It was suggested to me to look into Sor’s Study No. 16, Op. 31 (Segovia edition No. 8) by my friend and colleague Tony Hyman in South Africa. What piqued his interest is the most interesting and striking harmony that occurs in measure ten, second half of beat two. How do we analyze this harmony? What exactly are the chord tones? Very interesting questions that can often times have multiple answers. Let’s look into this excellent little composition.
The form is rounded binary as is common with many of Sor’s studies. This is a two part piece in which the opening material is restated in part before the close of the second section.
So there is no confusion, I am counting both endings as measure eight.
Part One (mm. 1-8) In D minor (i) closing with a cadence on the dominant A minor (v). Notice that the dominant key area of a minor key is also minor, not major as the dominant harmony would be.
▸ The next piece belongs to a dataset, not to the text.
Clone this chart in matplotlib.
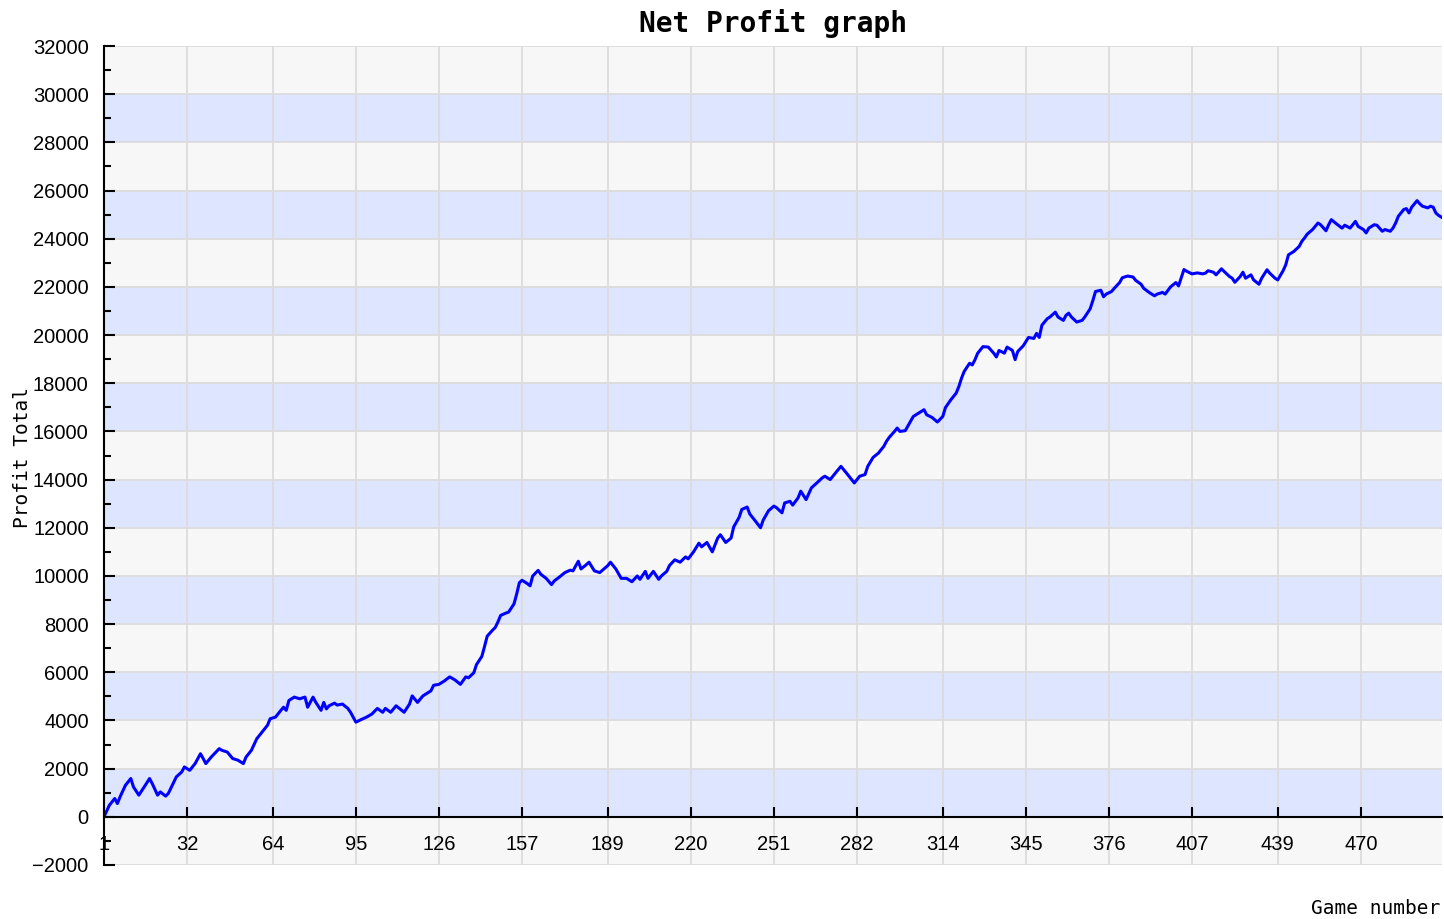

Part Two (mm. 9-24) Begins in the relative major (F major) and returns to D minor with a cadence on the dominant (A) in measure sixteen. The return of the first four bars of the opening material begins in measure seventeen and the piece then concludes with another four bars of material in the home key of D minor.
I use my two stave analysis which shows a reduction analysis of the music in the lower staff along with the usual harmonic analysis and chord labeling. The reduction staff was the most revealing for me. This clearly shows the underlying structure as well as Sor’s genius.
When the running bass line is reduced to quarter-notes, ascending and descending tonic triad arpeggios are revealed, first up to the dominant (A) in mm. 1-2 and then down to the dominant in mm. 3-4.
In mm. 5-6 again an ascending arpeggio moves to the dominant key area (A minor) before returning through the descending triad arpeggio in mm. 6-7 setting up the classic cadential ii-V-I in A minor in mm. 7-8. Sor does seem to favor ii-V-i over iv-V-i for his cadences.
Also make note of the voice-leading in the upper voices, mainly ascending and descending thirds and sixths.
The first four bars are based on a sequential idea again making use of an arpeggio in the bass and descending and ascending thirds in the upper voices (reduction staff), which brings us to our most interesting harmony in measure ten.
I would hear this chord (the second half of beat two of measure ten) as a D7 or F# diminished if you prefer moving to G minor making it a V/ii as indicated in F major. I hear the Bb as an accented passing-tone. In the big picture you can see that the bass line in measure ten into eleven is a descending scale (C-Bb-A- G) while the upper voices are ascending in thirds E/G-F#/A-G/Bb at the same time. The two clash at the second half of beat two generating a beautiful dissonance. It is interesting to note that this happens quite often in contrapuntal music. As a matter of fact almost every possible altered and exotic harmony can be found in the music of J.S. Bach if we stop the music in time and look at the vertical alignment of the voices. The line though is what rules.
Following this sequence in mm. 13-14 is a beautiful little passage of descending 7-6 suspensions leading to the half cadence on the dominant in measure 16 prepared by the neat little chromatic move in the bass (G-G#-A) in the preceding measure generating a secondary dominant (V/V).
Finally in mm. 17-24 we have the return of the opening material and the close in D minor. I really like the bass line in mm. 21-22 (reduction) before the closing cadential progression. Speaking of interesting harmony, take a look at what he does with "God Save the Queen" in Study 10, Op. 6., you won’t believe it!
One final note; When comparing an original early Sor edition with Segovia's I noticed two discrepancies:
1) Measure six shows a B-natural where Segovia has a B-flat.
2) Measures two and eighteen have a dotted rhythm in the bass that is missing in the Segovia.